Casualty Figures - US combat deaths in Iraq passed 500 this month. That passing was noted with somnolent portent by many commentators - and shrill glee by many candidates.

Robert H Reid puts it in context:

Iraq casualty figures are small compared with the horrific bloodletting of some of America's past conflicts. About 19,000 American soldiers died in one month alone in the Battle of the Bulge in World War II, a conflict in which more than 290,000 soldiers, sailors, airmen and Marines were killed in action.

An estimated 620,000 Americans - both northerners and southerners - died in the Civil War, America's bloodiest conflict. More than 58,000 U.S. troops lost their lives in Vietnam, both in combat and from non-battle causes.

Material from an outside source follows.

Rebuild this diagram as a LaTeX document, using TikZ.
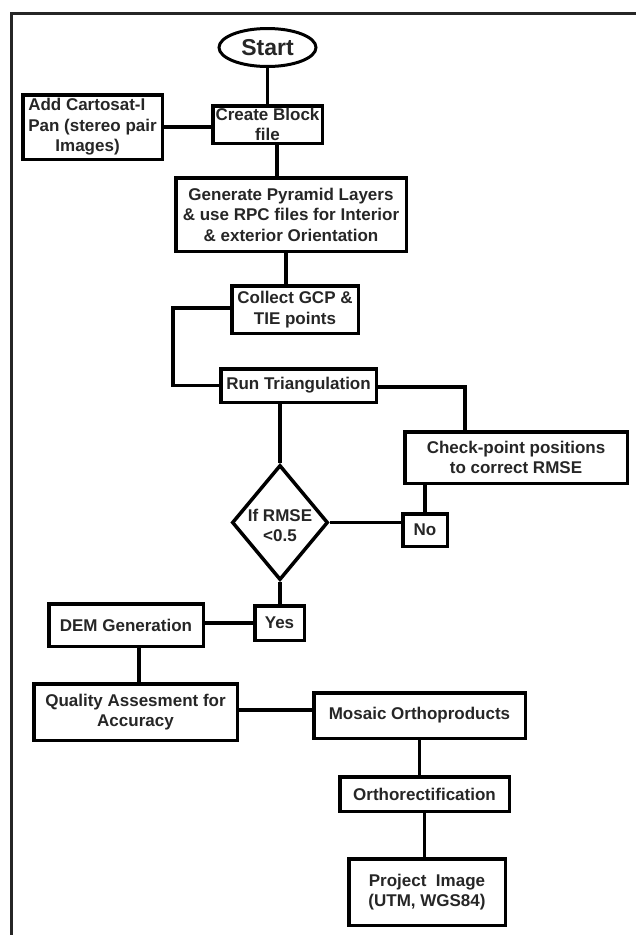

Nevertheless, the rising death toll after 10 months of military operations in Iraq is significant, especially in a country whose public traditionally has little appetite for their sons and daughters dying in battle in distant, unfamiliar lands.

The United States aborted its participation in an international peacekeeping operation in Somalia after 18 U.S. troops were killed in a battle in the capital, Mogadishu, with forces loyal to warlord Mohamed Farah Aidid.

Former President Ronald Reagan pulled U.S. peacekeepers out of Lebanon after a suicide truck bomber killed 241 Marines and other service members at Beirut's airport in 1983.

After U.S. involvement in the Vietnam War ended in 1973, U.S. presidents were loathe to commit American forces to protracted struggles in foreign lands without clear objectives and overwhelming chances for success.

However, U.S. antipathy to foreign military operations receded after a series of quick and relatively painless operations in places like Grenada in 1983 - with only 16 battle and non-combat deaths - and Panama in 1989, when 21 troops were killed.

One can't trivialize 500 dead Americans.

I guess the central question is, do you think the sacrifice accomplished anything? Many (not all) Democrats say "no", or more comically, "if our guy was in charge, we'd have gotten the same results with fewer/no deaths".